Everything You Never Want to Know About Mattresses

April 25th, 2017

Eliza draws circles

Another thing is that my kids have been having nightmares lately. Maybe it’s the ominous chalk drawings over their beds?

In our latest attempt to find a solution to the girls’ bad attitude toward sleep, Jon and I decided it might be a good idea to upgrade them to twin beds. Ever since converting their cribs to toddler beds, they wake up several times a night because they’ve rolled out of bed onto the floor. We’ve tried to solve this by surrounding their cribs with pillows, and then eventually putting the bare crib mattresses on the floor crack-house style, but it’s still happening.

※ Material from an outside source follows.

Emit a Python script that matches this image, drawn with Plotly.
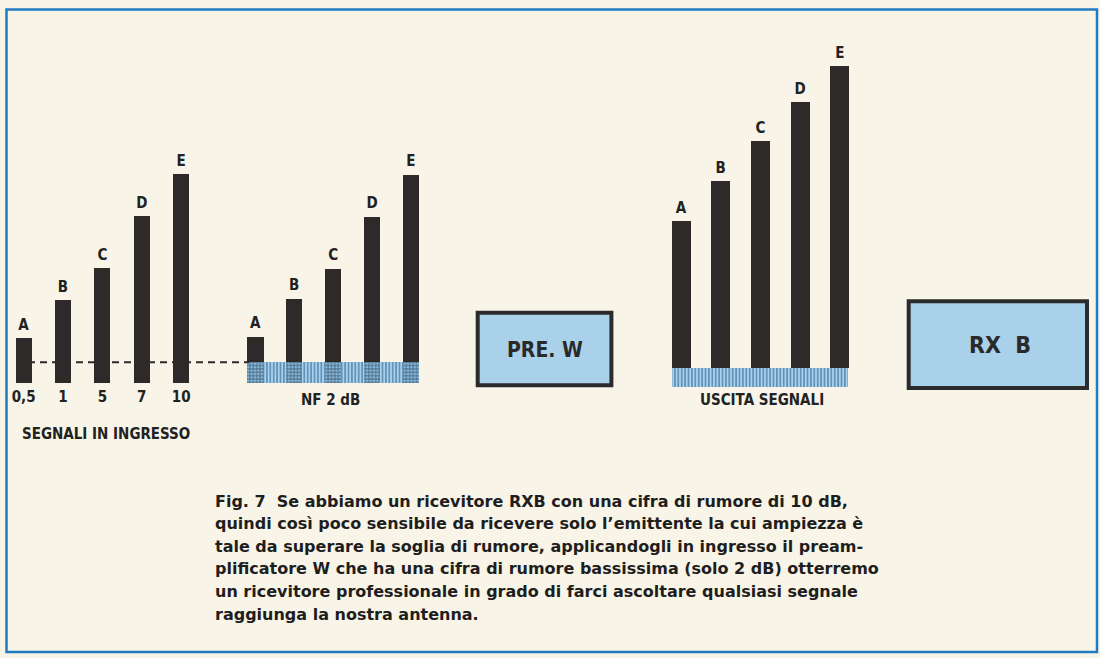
import plotly.graph_objects as go

W, H = 1100, 658

# ---- data ----
signal_labels = ["A", "B", "C", "D", "E"]
input_tick_labels = ["0,5", "1", "5", "7", "10"]
input_levels = [45, 83, 115, 167, 209]      # input signals
preamp_levels = [46, 84, 114, 166, 208]     # signals at preamp W (NF 2 dB)
output_levels = [147, 187, 227, 266, 302]   # signals at output of preamp
preamp_noise = 20.4                          # noise band of the preamp
output_noise = 19.3                          # noise band at the output
input_title = "SEGNALI IN INGRESSO"
preamp_title = "NF 2 dB"
output_title = "USCITA SEGNALI"
box_labels = ["PRE. W", "RX  B"]
caption_lines = [
    "Fig. 7  Se abbiamo un ricevitore RXB con una cifra di rumore di 10 dB,",
    "quindi così poco sensibile da ricevere solo l’emittente la cui ampiezza è",
    "tale da superare la soglia di rumore, applicandogli in ingresso il pream-",
    "plificatore W che ha una cifra di rumore bassissima (solo 2 dB) otterremo",
    "un ricevitore professionale in grado di farci ascoltare qualsiasi segnale",
    "raggiunga la nostra antenna.",
]

# ---- styles ----
BG = "#f8f4e7"
BAR = "#2e2a29"
BLUE_FRAME = "#1f7cc2"
BOX_FILL = "#a9d1ea"
COND = "Liberation Sans Narrow, DejaVu Sans Condensed, Arial Narrow, sans-serif"
CAP = "DejaVu Sans, Liberation Sans, Arial, sans-serif"


def Y(px):
    return H - px


def centers(x0, step, n):
    return [x0 + i * step for i in range(n)]


g1_x = centers(23.6, 39.4, 5)
g2_x = centers(255.3, 38.9, 5)
g3_x = centers(681.0, 39.7, 5)

STRIPE = dict(shape="|", fgcolor="#24527e", bgcolor="#a6d2ee", size=3.4,
              solidity=0.5)
GRID = dict(shape="+", fgcolor="#262c38", bgcolor="#86bde3", size=3.4,
            solidity=0.55)

fig = go.Figure()

# dashed noise threshold line
fig.add_trace(go.Scatter(x=[16, 249], y=[Y(362.3), Y(362.3)], mode="lines",
                         line=dict(color=BAR, width=2, dash="7px,5px"),
                         hoverinfo="skip"))

# group 1 bars (input)
fig.add_trace(go.Bar(x=g1_x, y=input_levels, base=Y(383), width=16,
                     marker=dict(color=BAR, line=dict(width=0))))

# group 2: noise strip, bars, crosshatch bottoms
fig.add_trace(go.Bar(x=[(246.7 + 418) / 2], y=[preamp_noise], base=Y(382.7),
                     width=418 - 246.7,
                     marker=dict(color="#a6d2ee", line=dict(width=0),
                                 pattern=STRIPE)))
fig.add_trace(go.Bar(x=g2_x, y=preamp_levels, base=Y(382.7), width=16.5,
                     marker=dict(color=BAR, line=dict(width=0))))
fig.add_trace(go.Bar(x=g2_x, y=[preamp_noise] * 5, base=Y(382.7), width=16.5,
                     marker=dict(color="#86bde3", line=dict(width=0),
                                 pattern=GRID)))

# group 3: noise strip and output bars
fig.add_trace(go.Bar(x=[(671.7 + 847.5) / 2], y=[output_noise], base=Y(387.3),
                     width=847.5 - 671.7,
                     marker=dict(color="#a6d2ee", line=dict(width=0),
                                 pattern=STRIPE)))
fig.add_trace(go.Bar(x=g3_x, y=output_levels, base=Y(368), width=19,
                     marker=dict(color=BAR, line=dict(width=0))))

# letter labels above bars
lab_font = dict(family=COND, size=15, color="#222", weight="bold")
fig.add_trace(go.Scatter(x=g1_x, y=[Y(383) + v + 12 for v in input_levels],
                         text=signal_labels, mode="text", textfont=lab_font))
fig.add_trace(go.Scatter(x=g2_x, y=[Y(382.7) + v + 12 for v in preamp_levels],
                         text=signal_labels, mode="text", textfont=lab_font))
fig.add_trace(go.Scatter(x=g3_x, y=[Y(368) + v + 12 for v in output_levels],
                         text=signal_labels, mode="text", textfont=lab_font))
# tick labels under input bars
fig.add_trace(go.Scatter(x=g1_x, y=[Y(398.5)] * 5, text=input_tick_labels,
                         mode="text", textfont=lab_font))

annotations = []
ttl_font = dict(family=COND, size=15, color="#222", weight="bold")
annotations.append(dict(x=20, y=Y(434), text=input_title, xanchor="left",
                        showarrow=False, font=ttl_font))
annotations.append(dict(x=330, y=Y(400), text=preamp_title, showarrow=False,
                        font=ttl_font))
annotations.append(dict(x=762, y=Y(400), text=output_title, showarrow=False,
                        font=ttl_font))
annotations.append(dict(x=545, y=Y(350), text=box_labels[0], showarrow=False,
                        font=dict(family=COND, size=21, color="#2a2a2a",
                                  weight="bold")))
annotations.append(dict(x=1000, y=Y(345), text=box_labels[1], showarrow=False,
                        font=dict(family=COND, size=23, color="#2a2a2a",
                                  weight="bold")))
for i, line in enumerate(caption_lines):
    annotations.append(dict(x=213, y=Y(501 + i * 22.6), text=line,
                            xanchor="left", showarrow=False,
                            font=dict(family=CAP, size=16, color="#1e1e1e",
                                      weight="bold")))

shapes = [
    dict(type="rect", x0=6.5, x1=1097, y0=Y(652), y1=Y(9.5),
         line=dict(color=BLUE_FRAME, width=2.5), fillcolor="rgba(0,0,0,0)",
         layer="below"),
    dict(type="rect", x0=477.7, x1=611.4, y0=Y(385.3), y1=Y(312.7),
         line=dict(color="#2b2b2b", width=4), fillcolor=BOX_FILL),
    dict(type="rect", x0=908.7, x1=1087, y0=Y(388), y1=Y(301.3),
         line=dict(color="#2b2b2b", width=4), fillcolor=BOX_FILL),
]

fig.update_layout(
    width=W, height=H,
    margin=dict(l=0, r=0, t=0, b=0),
    paper_bgcolor=BG, plot_bgcolor=BG,
    barmode="overlay", bargap=0,
    showlegend=False,
    xaxis=dict(range=[0, W], visible=False, fixedrange=True),
    yaxis=dict(range=[0, H], visible=False, fixedrange=True),
    annotations=annotations,
    shapes=shapes,
)

fig.write_html("out.html", config={"displayModeBar": False},
               post_script="document.body.style.margin='0';"
                           "document.body.style.background='" + BG + "';")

At the same time, we have another looming problem with their beds: we’re moving, and our furniture is going to take a lot longer to get cross-country than we will.  So, we thought, what about killing two birds (a terrible, terrible expression) and ordering twin-bed mattresses from Amazon to arrive before we get there? Eventually, my dad, the carpenter, can build us funky wooden beds for them. And then they won’t need new beds again until at least college, right?

That’s why I went down the evil rabbit hole of researching mattresses online. A thing, I now realize, I wouldn’t wish on my worst enemy. Now I know things that I do not want to know, thanks to various holistic parenting and conspiracy theory websites (often the same thing, mind you).

For instance:

  1. Did you know that the metal coils in standard mattresses probably conduct radiation, which is the real reason we’re all dying of cancer and suffering from dementia? Mattresses. You heard it here first.
  2. Off-gassing from memory-foam mattresses is about as good for you as lacing all your food with cyanide all the time.
  3. Wool is healthy and wholesome but also makes an ideal home for bugs, critters, and bacteria—and if it gets wet, it will not dry for all eternity.
  4. The only way to really make a bed waterproof (crucial with toddlers) is to wrap it in plastic wrap. Seriously. If you’re wrapping an organic mattress in plastic wrap, you have problems, in my opinion.

Basically every single thing I read about mattresses implies that if I buy my kids mattresses, I am a child abuser. There is ONE type of mattress that a few mommy bloggers recommended. It costs $1300 for the base-model twin. But then I have to also buy a waterproof cover, new sheets, and, of course, an organic pillow. Times two.

And, let’s not forget, hire a shaman to take any curses off the mattresses before I let my kids lie on them. 

I wonder if toddlers can handle hammocks?